Exercise:
Gather each line in the entries that includes the string "page".

Exercise inputs:
--
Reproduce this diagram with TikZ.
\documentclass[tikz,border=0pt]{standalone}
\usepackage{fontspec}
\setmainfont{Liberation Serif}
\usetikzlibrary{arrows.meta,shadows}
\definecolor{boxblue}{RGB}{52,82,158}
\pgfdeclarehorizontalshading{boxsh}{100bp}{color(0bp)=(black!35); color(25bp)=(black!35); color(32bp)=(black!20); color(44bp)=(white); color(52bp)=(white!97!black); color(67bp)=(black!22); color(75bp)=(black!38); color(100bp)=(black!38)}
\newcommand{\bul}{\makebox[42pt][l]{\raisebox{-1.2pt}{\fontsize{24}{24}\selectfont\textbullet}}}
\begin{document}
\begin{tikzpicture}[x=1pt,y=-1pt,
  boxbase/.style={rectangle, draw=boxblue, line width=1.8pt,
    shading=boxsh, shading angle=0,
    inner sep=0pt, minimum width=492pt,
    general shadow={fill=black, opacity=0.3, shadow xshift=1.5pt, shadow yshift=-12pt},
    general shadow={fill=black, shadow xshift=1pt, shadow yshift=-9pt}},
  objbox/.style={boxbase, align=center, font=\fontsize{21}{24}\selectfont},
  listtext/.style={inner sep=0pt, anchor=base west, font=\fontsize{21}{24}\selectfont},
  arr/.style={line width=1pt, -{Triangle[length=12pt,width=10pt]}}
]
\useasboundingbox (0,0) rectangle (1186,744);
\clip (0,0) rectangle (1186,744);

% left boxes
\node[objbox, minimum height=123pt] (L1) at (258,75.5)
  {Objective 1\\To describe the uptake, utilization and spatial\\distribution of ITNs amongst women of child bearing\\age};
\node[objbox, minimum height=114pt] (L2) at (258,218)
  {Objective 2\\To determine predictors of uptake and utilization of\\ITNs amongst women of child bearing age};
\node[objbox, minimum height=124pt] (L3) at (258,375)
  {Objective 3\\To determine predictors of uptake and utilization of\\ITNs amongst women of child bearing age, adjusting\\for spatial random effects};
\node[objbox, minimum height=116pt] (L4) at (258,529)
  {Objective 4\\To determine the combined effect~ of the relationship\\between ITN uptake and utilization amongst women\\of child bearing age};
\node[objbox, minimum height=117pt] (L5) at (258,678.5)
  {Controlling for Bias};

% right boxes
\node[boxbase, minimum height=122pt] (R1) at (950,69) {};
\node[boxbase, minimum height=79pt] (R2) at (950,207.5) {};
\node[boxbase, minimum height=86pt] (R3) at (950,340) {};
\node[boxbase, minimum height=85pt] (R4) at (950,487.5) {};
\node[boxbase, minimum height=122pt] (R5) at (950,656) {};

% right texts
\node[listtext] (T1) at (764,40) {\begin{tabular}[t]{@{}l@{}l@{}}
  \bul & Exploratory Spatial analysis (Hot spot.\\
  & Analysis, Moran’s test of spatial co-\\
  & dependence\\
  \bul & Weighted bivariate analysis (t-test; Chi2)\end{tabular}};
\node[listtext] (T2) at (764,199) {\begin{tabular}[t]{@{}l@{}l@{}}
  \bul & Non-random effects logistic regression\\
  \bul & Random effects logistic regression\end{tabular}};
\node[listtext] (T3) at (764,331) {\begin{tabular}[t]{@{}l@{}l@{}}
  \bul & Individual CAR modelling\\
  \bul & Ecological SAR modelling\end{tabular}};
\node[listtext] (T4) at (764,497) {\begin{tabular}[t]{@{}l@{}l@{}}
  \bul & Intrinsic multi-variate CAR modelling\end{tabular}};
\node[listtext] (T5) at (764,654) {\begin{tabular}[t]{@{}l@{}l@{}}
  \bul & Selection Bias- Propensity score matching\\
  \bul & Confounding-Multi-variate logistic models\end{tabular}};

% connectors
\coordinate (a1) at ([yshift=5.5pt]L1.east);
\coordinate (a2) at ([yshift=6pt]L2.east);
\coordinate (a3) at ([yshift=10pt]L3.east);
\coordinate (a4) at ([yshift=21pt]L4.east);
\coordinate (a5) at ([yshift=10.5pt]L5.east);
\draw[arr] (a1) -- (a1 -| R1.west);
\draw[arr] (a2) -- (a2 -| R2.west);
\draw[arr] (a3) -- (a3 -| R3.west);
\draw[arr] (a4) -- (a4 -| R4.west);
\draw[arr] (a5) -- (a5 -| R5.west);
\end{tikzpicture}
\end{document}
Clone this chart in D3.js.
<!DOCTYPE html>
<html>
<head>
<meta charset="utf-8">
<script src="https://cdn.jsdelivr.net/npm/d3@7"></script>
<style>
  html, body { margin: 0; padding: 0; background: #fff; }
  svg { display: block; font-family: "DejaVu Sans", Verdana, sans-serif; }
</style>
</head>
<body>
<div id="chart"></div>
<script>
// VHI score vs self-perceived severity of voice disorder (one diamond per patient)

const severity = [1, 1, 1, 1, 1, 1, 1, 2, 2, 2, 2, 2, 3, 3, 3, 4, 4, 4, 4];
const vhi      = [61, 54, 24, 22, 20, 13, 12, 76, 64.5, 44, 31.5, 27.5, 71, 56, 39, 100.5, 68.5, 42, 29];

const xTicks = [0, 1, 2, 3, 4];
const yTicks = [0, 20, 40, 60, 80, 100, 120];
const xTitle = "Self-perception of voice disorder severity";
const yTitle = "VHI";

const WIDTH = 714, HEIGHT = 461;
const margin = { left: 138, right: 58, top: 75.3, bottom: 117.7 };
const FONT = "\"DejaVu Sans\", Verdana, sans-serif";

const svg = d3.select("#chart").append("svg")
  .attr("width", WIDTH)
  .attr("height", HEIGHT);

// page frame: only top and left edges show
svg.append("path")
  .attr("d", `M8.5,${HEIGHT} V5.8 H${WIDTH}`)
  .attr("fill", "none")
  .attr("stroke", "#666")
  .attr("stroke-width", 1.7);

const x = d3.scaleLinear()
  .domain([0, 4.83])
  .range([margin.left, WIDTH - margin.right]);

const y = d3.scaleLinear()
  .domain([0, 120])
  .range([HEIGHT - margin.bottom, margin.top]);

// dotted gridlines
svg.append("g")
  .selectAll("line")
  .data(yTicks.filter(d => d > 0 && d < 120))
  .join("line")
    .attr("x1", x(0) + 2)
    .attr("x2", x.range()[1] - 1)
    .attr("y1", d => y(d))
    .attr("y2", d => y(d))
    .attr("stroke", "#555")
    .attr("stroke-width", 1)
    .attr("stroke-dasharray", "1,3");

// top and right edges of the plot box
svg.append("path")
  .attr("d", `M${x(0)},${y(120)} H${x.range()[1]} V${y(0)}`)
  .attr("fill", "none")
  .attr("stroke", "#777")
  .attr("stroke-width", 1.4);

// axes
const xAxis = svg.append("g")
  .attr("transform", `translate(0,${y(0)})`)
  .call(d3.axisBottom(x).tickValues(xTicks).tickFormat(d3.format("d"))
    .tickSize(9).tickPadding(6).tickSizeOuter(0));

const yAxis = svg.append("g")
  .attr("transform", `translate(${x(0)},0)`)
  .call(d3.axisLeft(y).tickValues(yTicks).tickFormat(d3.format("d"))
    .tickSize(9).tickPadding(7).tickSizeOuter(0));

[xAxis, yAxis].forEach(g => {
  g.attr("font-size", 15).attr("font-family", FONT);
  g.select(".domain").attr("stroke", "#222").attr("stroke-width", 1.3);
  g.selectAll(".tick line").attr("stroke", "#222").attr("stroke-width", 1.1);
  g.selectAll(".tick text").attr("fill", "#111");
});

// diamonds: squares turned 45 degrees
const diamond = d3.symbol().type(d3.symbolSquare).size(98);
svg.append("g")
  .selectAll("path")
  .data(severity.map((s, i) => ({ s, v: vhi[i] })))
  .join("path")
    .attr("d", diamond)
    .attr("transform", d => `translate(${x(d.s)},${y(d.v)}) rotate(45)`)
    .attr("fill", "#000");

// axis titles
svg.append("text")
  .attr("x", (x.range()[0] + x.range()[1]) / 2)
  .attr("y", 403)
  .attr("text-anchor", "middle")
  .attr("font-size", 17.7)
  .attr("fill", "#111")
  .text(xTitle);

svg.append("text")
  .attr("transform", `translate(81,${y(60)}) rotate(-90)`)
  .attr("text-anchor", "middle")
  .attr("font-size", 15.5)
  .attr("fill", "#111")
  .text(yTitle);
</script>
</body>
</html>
--
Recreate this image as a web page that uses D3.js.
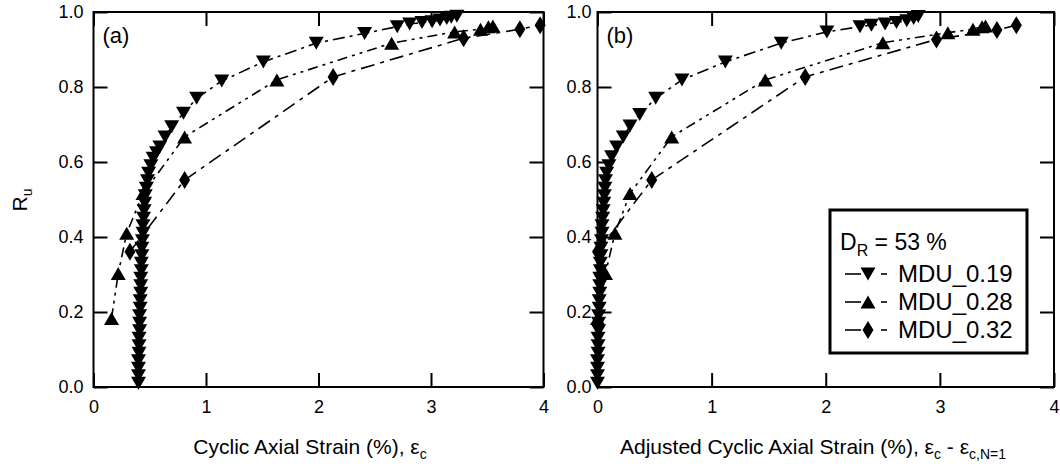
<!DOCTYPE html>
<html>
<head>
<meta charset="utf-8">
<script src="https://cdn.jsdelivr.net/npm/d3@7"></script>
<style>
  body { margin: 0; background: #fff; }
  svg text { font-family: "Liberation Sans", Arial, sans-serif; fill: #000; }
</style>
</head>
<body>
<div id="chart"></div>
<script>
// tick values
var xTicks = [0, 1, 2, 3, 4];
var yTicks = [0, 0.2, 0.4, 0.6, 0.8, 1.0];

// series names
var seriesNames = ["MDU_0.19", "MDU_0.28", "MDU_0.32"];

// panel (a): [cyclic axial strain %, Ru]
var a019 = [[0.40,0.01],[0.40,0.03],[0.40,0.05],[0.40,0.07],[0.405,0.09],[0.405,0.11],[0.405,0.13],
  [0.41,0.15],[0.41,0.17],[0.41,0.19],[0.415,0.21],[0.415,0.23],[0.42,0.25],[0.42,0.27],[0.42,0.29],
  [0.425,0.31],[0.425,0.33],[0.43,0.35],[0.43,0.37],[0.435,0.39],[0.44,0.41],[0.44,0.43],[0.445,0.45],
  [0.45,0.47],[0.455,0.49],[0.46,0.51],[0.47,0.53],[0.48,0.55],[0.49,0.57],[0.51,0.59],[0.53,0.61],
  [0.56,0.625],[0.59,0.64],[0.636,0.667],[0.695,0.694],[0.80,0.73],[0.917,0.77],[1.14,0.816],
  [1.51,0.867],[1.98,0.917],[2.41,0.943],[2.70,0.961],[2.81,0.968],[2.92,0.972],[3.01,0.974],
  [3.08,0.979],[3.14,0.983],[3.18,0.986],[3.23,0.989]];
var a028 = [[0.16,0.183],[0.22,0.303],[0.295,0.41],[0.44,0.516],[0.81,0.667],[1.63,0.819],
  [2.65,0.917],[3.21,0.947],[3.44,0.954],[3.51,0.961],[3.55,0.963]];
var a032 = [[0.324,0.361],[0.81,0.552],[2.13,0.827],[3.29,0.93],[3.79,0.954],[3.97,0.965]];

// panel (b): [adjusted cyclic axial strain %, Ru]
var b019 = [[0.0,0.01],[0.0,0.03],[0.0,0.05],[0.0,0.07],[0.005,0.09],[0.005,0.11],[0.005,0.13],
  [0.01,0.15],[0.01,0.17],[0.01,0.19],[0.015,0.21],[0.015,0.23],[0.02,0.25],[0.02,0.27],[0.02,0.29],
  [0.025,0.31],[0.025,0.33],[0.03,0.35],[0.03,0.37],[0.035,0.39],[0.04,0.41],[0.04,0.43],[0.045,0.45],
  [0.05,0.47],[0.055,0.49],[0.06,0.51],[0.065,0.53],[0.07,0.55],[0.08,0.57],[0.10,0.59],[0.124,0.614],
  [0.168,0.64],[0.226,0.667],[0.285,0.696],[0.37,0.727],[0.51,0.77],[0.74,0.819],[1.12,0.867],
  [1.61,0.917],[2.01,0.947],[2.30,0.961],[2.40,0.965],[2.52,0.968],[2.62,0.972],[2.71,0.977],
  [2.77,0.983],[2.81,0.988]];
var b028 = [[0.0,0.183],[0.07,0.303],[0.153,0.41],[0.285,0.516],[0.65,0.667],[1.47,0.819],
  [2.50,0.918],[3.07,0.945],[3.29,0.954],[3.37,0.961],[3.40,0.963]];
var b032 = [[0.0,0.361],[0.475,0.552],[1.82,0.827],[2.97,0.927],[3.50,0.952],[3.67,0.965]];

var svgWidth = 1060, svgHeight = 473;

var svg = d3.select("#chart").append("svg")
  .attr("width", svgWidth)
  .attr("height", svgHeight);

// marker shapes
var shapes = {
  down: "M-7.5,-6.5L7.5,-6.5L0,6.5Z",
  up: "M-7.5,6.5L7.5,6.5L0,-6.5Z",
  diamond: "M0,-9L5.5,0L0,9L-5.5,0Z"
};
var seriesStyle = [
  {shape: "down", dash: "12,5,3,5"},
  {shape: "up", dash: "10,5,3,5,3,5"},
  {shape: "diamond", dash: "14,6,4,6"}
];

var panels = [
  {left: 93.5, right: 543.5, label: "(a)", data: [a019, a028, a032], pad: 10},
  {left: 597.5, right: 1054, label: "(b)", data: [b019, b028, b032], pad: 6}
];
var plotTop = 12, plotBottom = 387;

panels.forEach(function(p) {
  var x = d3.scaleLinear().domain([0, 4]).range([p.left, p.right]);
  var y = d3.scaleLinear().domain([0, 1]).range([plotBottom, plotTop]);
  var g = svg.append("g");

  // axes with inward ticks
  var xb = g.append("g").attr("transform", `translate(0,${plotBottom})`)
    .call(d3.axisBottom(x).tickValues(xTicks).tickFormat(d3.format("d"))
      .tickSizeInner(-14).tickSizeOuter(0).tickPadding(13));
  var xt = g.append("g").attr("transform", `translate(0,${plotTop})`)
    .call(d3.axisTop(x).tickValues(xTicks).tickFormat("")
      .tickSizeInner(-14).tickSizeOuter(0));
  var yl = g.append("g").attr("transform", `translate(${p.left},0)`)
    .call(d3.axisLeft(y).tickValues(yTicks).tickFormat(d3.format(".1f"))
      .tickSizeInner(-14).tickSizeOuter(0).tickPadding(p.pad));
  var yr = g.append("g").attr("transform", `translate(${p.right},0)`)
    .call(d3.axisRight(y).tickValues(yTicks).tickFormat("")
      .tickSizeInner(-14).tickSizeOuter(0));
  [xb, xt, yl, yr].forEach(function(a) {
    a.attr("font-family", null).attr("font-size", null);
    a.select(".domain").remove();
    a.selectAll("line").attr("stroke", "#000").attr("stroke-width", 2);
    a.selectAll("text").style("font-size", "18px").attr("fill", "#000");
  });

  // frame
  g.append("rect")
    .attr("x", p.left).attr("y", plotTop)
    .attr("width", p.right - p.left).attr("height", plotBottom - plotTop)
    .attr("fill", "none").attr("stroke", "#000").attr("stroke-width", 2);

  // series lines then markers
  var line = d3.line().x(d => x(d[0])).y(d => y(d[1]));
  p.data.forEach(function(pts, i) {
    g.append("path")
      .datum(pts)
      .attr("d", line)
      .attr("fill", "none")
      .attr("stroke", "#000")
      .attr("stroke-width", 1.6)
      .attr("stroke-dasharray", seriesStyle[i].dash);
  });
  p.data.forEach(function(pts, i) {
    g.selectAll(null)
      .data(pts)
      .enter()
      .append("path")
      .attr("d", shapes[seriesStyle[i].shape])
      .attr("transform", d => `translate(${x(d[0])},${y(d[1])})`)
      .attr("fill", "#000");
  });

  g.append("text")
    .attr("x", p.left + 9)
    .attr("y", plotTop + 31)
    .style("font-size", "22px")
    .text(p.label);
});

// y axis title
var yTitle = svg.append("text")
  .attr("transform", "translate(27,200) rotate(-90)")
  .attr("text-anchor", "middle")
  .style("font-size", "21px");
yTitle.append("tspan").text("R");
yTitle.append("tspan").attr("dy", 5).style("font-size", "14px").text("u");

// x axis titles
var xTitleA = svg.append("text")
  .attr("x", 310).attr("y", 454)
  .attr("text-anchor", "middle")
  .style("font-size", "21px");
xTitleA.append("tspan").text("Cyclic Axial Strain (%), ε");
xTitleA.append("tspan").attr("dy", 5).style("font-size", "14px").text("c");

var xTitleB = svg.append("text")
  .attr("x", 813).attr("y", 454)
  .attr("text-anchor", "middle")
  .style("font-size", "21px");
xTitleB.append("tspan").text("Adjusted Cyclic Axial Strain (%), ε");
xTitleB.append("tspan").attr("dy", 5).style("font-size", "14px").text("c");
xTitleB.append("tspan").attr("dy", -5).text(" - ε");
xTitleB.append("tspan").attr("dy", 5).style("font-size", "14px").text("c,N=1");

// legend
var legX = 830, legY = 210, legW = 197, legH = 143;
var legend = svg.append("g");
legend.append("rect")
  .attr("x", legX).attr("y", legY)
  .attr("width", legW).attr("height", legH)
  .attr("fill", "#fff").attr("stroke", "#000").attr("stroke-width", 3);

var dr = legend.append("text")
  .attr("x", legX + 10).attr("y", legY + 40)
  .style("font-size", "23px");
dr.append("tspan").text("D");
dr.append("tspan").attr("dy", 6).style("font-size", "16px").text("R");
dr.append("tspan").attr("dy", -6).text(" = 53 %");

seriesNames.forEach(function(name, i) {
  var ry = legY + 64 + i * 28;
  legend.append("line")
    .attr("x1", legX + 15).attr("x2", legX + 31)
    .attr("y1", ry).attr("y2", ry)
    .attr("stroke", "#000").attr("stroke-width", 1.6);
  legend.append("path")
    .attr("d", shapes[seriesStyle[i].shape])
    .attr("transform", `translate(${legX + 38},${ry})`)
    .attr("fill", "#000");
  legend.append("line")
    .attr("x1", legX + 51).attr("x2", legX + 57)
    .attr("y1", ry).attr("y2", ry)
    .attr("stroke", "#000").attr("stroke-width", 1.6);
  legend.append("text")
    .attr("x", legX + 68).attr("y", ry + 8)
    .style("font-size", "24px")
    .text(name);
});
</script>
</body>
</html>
--
Complete answer:
// page frame: only top and left edges show
Recreate this image as a web page that uses D3.js.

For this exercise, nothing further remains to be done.